We started this year with a good deal of positive momentum. Inflation-adjusted consumer spending rose at a 4.0% annual rate in 4Q10. Small and medium-sized firms had begun to hire, a critical element in a sustainable economic recovery (we normally look to small and medium-sized firms to account for most of the job creation during an expansion). Bank lending to these firms had begun to loosen. Payroll taxes were lowered by 2 percent, putting more money in people’s paychecks. The economy still faced a number of headwinds (lingering problems in housing, budget strains in state and local government, and an unwinding of the federal fiscal stimulus). However, the positive momentum was expected to offset these headwinds. Back in January, GDP growth for 2011 was expected to be 3.5% to 4.0% (4Q11-over-4Q10). Unfortunately, we hit a wall with gasoline prices. Gasoline was a little over $3 per gallon in late 2010. It was over $4 per gallon in early May. Adjusted for inflation, disposable income rose only slightly from December to April.
Paying more to fill their gas tanks, households have less money to spend on other things. There’s been plenty of anecdotal evidence of a softening in discretionary spending in recent weeks. The question now is whether higher gasoline prices will continue to sap the economy’s underlying momentum. Oil prices are always a wildcard in the economic outlook, but we should see some decrease in gasoline prices over the next several weeks, but it may not be enough to get the consumer sector firmly back on track.

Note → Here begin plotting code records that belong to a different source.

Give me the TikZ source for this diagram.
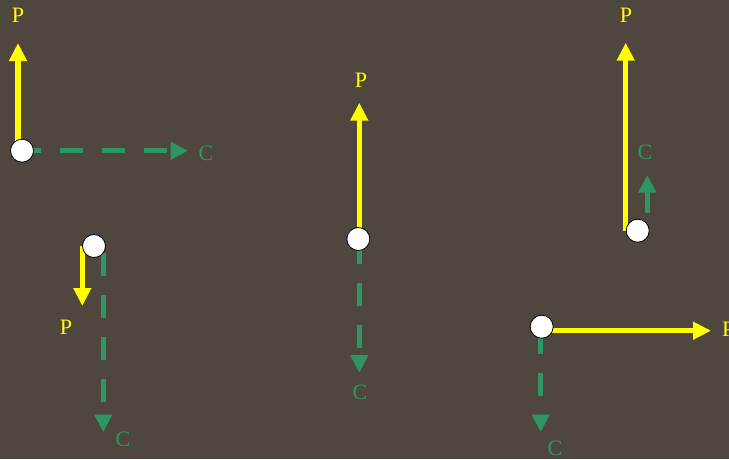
\documentclass[tikz,border=0pt]{standalone}
\usepackage{fontspec}
\setmainfont{Liberation Serif}
\usetikzlibrary{arrows.meta}
\definecolor{bg}{RGB}{79,71,61}
\definecolor{pyel}{RGB}{255,255,0}
\definecolor{cgrn}{RGB}{46,150,100}
\begin{document}
\begin{tikzpicture}[x=1pt,y=-1pt,
  pvec/.style={draw=pyel,line width=5.5pt,-{Triangle[length=18pt,width=17pt]}},
  cvec/.style={draw=cgrn,line width=5.5pt,dash pattern=on 23pt off 19pt,-{Triangle[length=17.5pt,width=17pt]}},
  dot/.style={circle,fill=white,draw=black,line width=0.8pt,minimum size=23pt,inner sep=0pt},
  plab/.style={text=pyel,font=\fontsize{22}{22}\selectfont,inner sep=0pt},
  clab/.style={text=cgrn,font=\fontsize{22}{22}\selectfont,inner sep=0pt}]
\fill[bg] (0,0) rectangle (729,459);
\useasboundingbox (0,0) rectangle (729,459);
% ---------- group 1
\coordinate (p1s) at (18,150.7);
\coordinate (p1e) at (18,43);
\coordinate (c1s) at (22,150.7);
\coordinate (c1e) at (188,150.7);
\draw[pvec] (p1s) -- (p1e);
\draw[cvec,dash phase=4pt] (c1s) -- (c1e);
\node[dot] (o1) at (22,150.7) {};
\node[plab] (lp1) at (18,15) {P};
\node[clab] (lc1) at (206,153) {C};
% ---------- group 2
\coordinate (p2s) at (82.3,246);
\coordinate (p2e) at (82.3,306);
\coordinate (c2s) at (103.3,246);
\coordinate (c2e) at (103.3,432);
\draw[pvec] (p2s) -- (p2e);
\draw[cvec,dash phase=35pt] (c2s) -- (c2e);
\node[dot] (o2) at (94,246) {};
\node[plab] (lp2) at (66,327) {P};
\node[clab] (lc2) at (123,439) {C};
% ---------- group 3
\coordinate (p3s) at (359.3,239);
\coordinate (p3e) at (359.3,102.7);
\coordinate (c3s) at (359.3,239);
\coordinate (c3e) at (359.3,372.7);
\draw[pvec] (p3s) -- (p3e);
\draw[cvec,dash phase=40.3pt] (c3s) -- (c3e);
\node[dot] (o3) at (358.3,239) {};
\node[plab] (lp3) at (361,80) {P};
\node[clab] (lc3) at (360,392) {C};
% ---------- group 4
\coordinate (p4s) at (625.7,230.7);
\coordinate (p4e) at (625.7,42.7);
\coordinate (c4s) at (647.3,230.7);
\coordinate (c4e) at (647.3,175);
\draw[pvec] (p4s) -- (p4e);
\draw[cvec,dash phase=24.6pt] (c4s) -- (c4e);
\node[dot] (o4) at (637.7,230.7) {};
\node[plab] (lp4) at (626,15) {P};
\node[clab] (lc4) at (645,152) {C};
% ---------- group 5
\coordinate (p5s) at (541.7,330.7);
\coordinate (p5e) at (711,330.7);
\coordinate (c5s) at (540.7,326.7);
\coordinate (c5e) at (540.7,432);
\draw[pvec] (p5s) -- (p5e);
\draw[cvec,dash phase=37.7pt] (c5s) -- (c5e);
\node[dot] (o5) at (541.7,326.7) {};
\node[plab,anchor=west] (lp5) at (722,329) {P};
\node[clab] (lc5) at (555,448) {C};
\end{tikzpicture}
\end{document}
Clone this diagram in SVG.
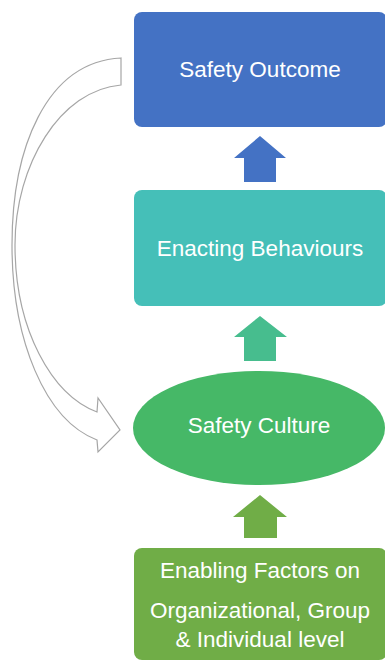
<svg xmlns="http://www.w3.org/2000/svg" width="385" height="661" viewBox="0 0 385 661">
<style>
.lbl{font-family:"Liberation Sans",Arial,sans-serif;font-size:22.5px;fill:#ffffff;text-anchor:middle}
.loop{fill:#ffffff;stroke:#a6a6a6;stroke-width:1.2}
</style>
<rect width="385" height="661" fill="#ffffff"/>
<g id="connectors">
<path class="loop" d="M121,58 C45,62 12,150 12,245 C12,340 45,420 97,440 L98,452 L120,430 L98,398 L97,412 C52,395 15,330 15,245 C15,165 60,90 121,85 Z"/>
<polygon points="260,136 286,158 276,158 276,182 244,182 244,158 234,158" fill="#4472c4"/>
<polygon points="260,316 287,337 276,337 276,361 244,361 244,337 234,337" fill="#47bd8e"/>
<polygon points="260,495 287,517 277,517 277,538 244,538 244,517 233,517" fill="#70ad47"/>
</g>
<g id="safety-outcome">
<rect x="134" y="12" width="253" height="115" rx="8" fill="#4472c4"/>
<text class="lbl" x="260" y="77">Safety Outcome</text>
</g>
<g id="enacting-behaviours">
<rect x="134" y="190" width="253" height="116" rx="8" fill="#45bfb8"/>
<text class="lbl" x="260" y="256">Enacting Behaviours</text>
</g>
<g id="safety-culture">
<ellipse cx="259" cy="428" rx="126" ry="57" fill="#46b867"/>
<text class="lbl" x="259" y="433">Safety Culture</text>
</g>
<g id="enabling-factors">
<rect x="134" y="548" width="253" height="112" rx="8" fill="#70ad47"/>
<text class="lbl" x="260" y="578">Enabling Factors on</text>
<text class="lbl" x="260" y="618">Organizational, Group</text>
<text class="lbl" x="260" y="647">&amp; Individual level</text>
</g>
</svg>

The drag from higher gasoline comes at an unfortunate time. The economy, while improving, is operating far below its potential. There’s a lot of ground to make up from the recession, a lot of people to be put back to work. While most Americans still have jobs, millions don’t, and many workers are underemployed. The unemployed lose job skills the longer they are out of work and new entrants to the workforce aren’t acquiring the jobs skills they would normally get. The unemployment rate has bounced around in recent months, falling from 9.8% in November, to 8.8% in March, then back to 9.1% in May. However, the unemployment rate figures have been suspect. The employment-to-population ratio, which is a more reliable measure of resource utilization in the labor market, has been trending roughly flat over the last year, suggesting that job growth has been sufficient only enough to absorb the growth in the working-age population.
Contractionary policies in state and local government have added to the economy’s weakness. State and local government fell by 30,000 in May, down 291,000, over the last 12 months (in comparison, federal government payrolls ex-census workers rose a whopping 16,000). The contraction in state and local government jobs is not expected to come to an end anytime soon, and may get worse at the end of the school year.
One month does not a trend make. The data merely suggest a slowing in growth (not a contraction), but the broad signs of slower growth raise concerns that recent economic weakness may intensify. For the most part, 2011 is playing out a lot like 2010, with a strong start and a summer slow patch.
The Fed’s $600 billion asset purchase program ends this month. The Fed is not expected to come up with another round of asset purchases. That would take a more substantial deterioration in the economy and a renewed threat of deflation. We’ll get Bernanke’s views on the economy on Tuesday.